Hotels, apartments, fitness centers, spas, factories, schools, hospitals and other public places need to use a lot of hot water every day and energy expenditures account for a large part of the cost.
One-time investment in solar heating can recover investment costs in 2 to 4 years. Solar heating system can be used for 15-20 years, so it is obviously to see the fixed income in the future. From small home swimming pools to swimming pools for large stadiums, all can be heated by solar energy.
How They Work
Most solar pool heating systems include the following:
A solar collector – a device creates heat energy to heat working fluid going through pipelines.
Pumps -- circulates water through the pipeline and solar collector and back to the pool
A Heat Exchanger – where pool water and working fluid of solar collector circulation exchange heat energy.
A Controller-- a device to control whole system working automatically.

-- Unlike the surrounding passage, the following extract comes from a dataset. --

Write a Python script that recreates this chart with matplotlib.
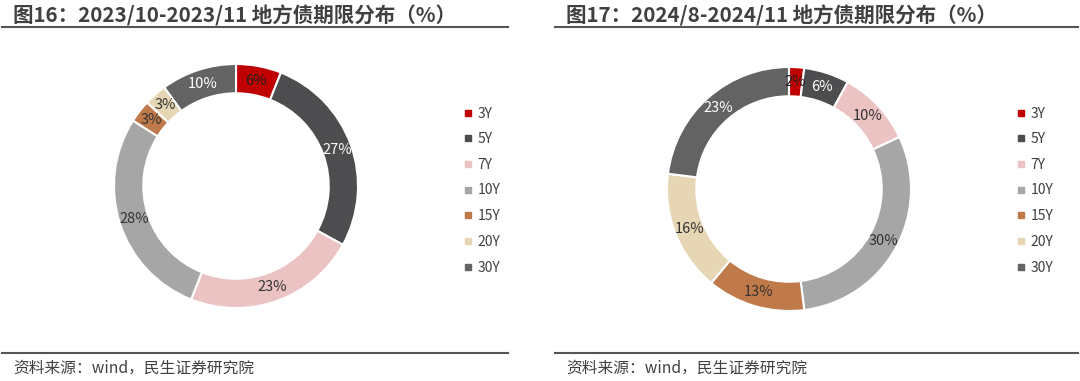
import matplotlib.pyplot as plt
from matplotlib.lines import Line2D

plt.rcParams['font.family'] = ['Noto Sans CJK SC', 'DejaVu Sans']

# data
terms = ['3Y', '5Y', '7Y', '10Y', '15Y', '20Y', '30Y']
share_2023 = [6, 27, 23, 28, 3, 3, 10]
share_2024 = [2, 6, 10, 30, 13, 16, 23]
titles = ['图16：2023/10-2023/11 地方债期限分布（%）',
          '图17：2024/8-2024/11 地方债期限分布（%）']
source = '资料来源：wind，民生证券研究院'

colors = ['#C00000', '#4D4D4F', '#EBC3C3', '#A6A6A6', '#C07A4A', '#E6D6B4', '#636363']
label_colors_2023 = ['#222222', 'white', '#333333', '#333333', '#333333', '#333333', 'white']
label_colors_2024 = ['#222222', 'white', '#333333', '#333333', '#333333', '#333333', 'white']

W, H = 1080, 381
fig = plt.figure(figsize=(W / 100, H / 100), dpi=100)
txt = '#404040'


def px(x, y):
    return x / W, 1 - y / H


panels = [
    dict(data=share_2023, lc=label_colors_2023, cx=236, cy=186, r=122,
         title_x=13, line=(2, 508), leg_x=451, src_x=13),
    dict(data=share_2024, lc=label_colors_2024, cx=789, cy=189, r=122,
         title_x=566, line=(555, 1078), leg_x=1004, src_x=566),
]

for i, p in enumerate(panels):
    r = p['r']
    ax = fig.add_axes([(p['cx'] - r) / W, (H - p['cy'] - r) / H, 2 * r / W, 2 * r / H])
    wedges, _, autotexts = ax.pie(
        p['data'], colors=colors, startangle=90, counterclock=False,
        autopct='%.0f%%', pctdistance=0.88,
        wedgeprops=dict(width=0.24, edgecolor='white', linewidth=1.5),
        textprops=dict(fontsize=10.5))
    for t, c in zip(autotexts, p['lc']):
        t.set_color(c)
    ax.set_xlim(-1, 1)
    ax.set_ylim(-1, 1)
    ax.set_aspect('auto')
    ax.axis('off')

    # title and rules
    fig.text(*px(p['title_x'], 16), titles[i], fontsize=14.8, fontweight='bold',
             color=txt, va='center', ha='left')
    x0, x1 = p['line']
    for y in (27, 353):
        fig.add_artist(Line2D([x0 / W, x1 / W], [1 - y / H, 1 - y / H],
                              color='#555555', lw=1.5, transform=fig.transFigure))
    fig.text(*px(p['src_x'], 368), source, fontsize=11.3, color=txt,
             va='center', ha='left')

    # legend
    handles = [Line2D([], [], marker='s', ls='', color=c, markersize=5) for c in colors]
    fig.legend(handles, terms, loc='upper left',
               bbox_to_anchor=px(p['leg_x'], 94), frameon=False,
               fontsize=10, handlelength=0.6, handletextpad=0.4,
               labelspacing=0.84, labelcolor=txt)

fig.savefig('out.png', dpi=100)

There are two independent circulations, solar collector circulation and pool heating circulation. The solar collector absorbs sunshine to get heat energy for working fluid through manifold and pipelines. At the same time, pool water and working fluid in pipeline are pumped through the filter and then through heat exchangers, where it is heated before it is returned to the pool.
Selecting a Solar Collector
A domestic solar pool heating system usually costs between $3,000 and $4,000 to buy. This provides a payback of 2 years, depending on your local fuel costs. They also typically last longer than gas and heat pump pool heaters. Your actual cost and payback depend on many factors. Therefore, before you purchase and install a solar pool heating system, you should do the following:
Evaluate sun insolation data at site.
Determine the correct system size
Determine the correct orientation and tilt for the collector
Determine the system's efficiency
Compare system costs
Investigate local codes, covenants, and regulations
Evaluating sun insolation data locally
Before you buy and install a solar pool heating system, you first need to consider solar resource in your local area. The efficiency and design of a solar pool heater depends on how much of the sun's energy reaches your building site. Basically, if your building site has unshaded areas and generally faces south, it's a good candidate for a solar pool heating system.
Sizing a Solar Pool Heater
Sizing a solar swimming pool heating system involves many factors:
Length of swimming season
Average regional temperatures
Desired pool temperature
Sun insolation locally
Collector orientation and tilt
Use of a pool cover
Basically, the surface area of your solar collector should equal about 40%-50% of the surface area of your pool. In cooler and cloudier areas, you may need to increase the ratio between the collector area and the pool surface area. Adding collector quantity also lengthens the swimming season.
In any climate, you can usually decrease the required collector area by using a pool cover.
You'll also want a properly sized pool pump for a solar system. If you're replacing a conventional pool heating system with a solar system, you may need a pump larger than your current one or a separate, smaller pump to move the pool's water to solar collector side.
You can significantly reduce swimming pool heating costs by installing a solar pool heater. They're cost competitive with both gas and heat pump pool heaters, and they have very low annual operating costs. Actually, solar pool heating is the most cost-effective use of solar energy in many climates. Solar systems have become so easy to install that many pool owners can do it themselves.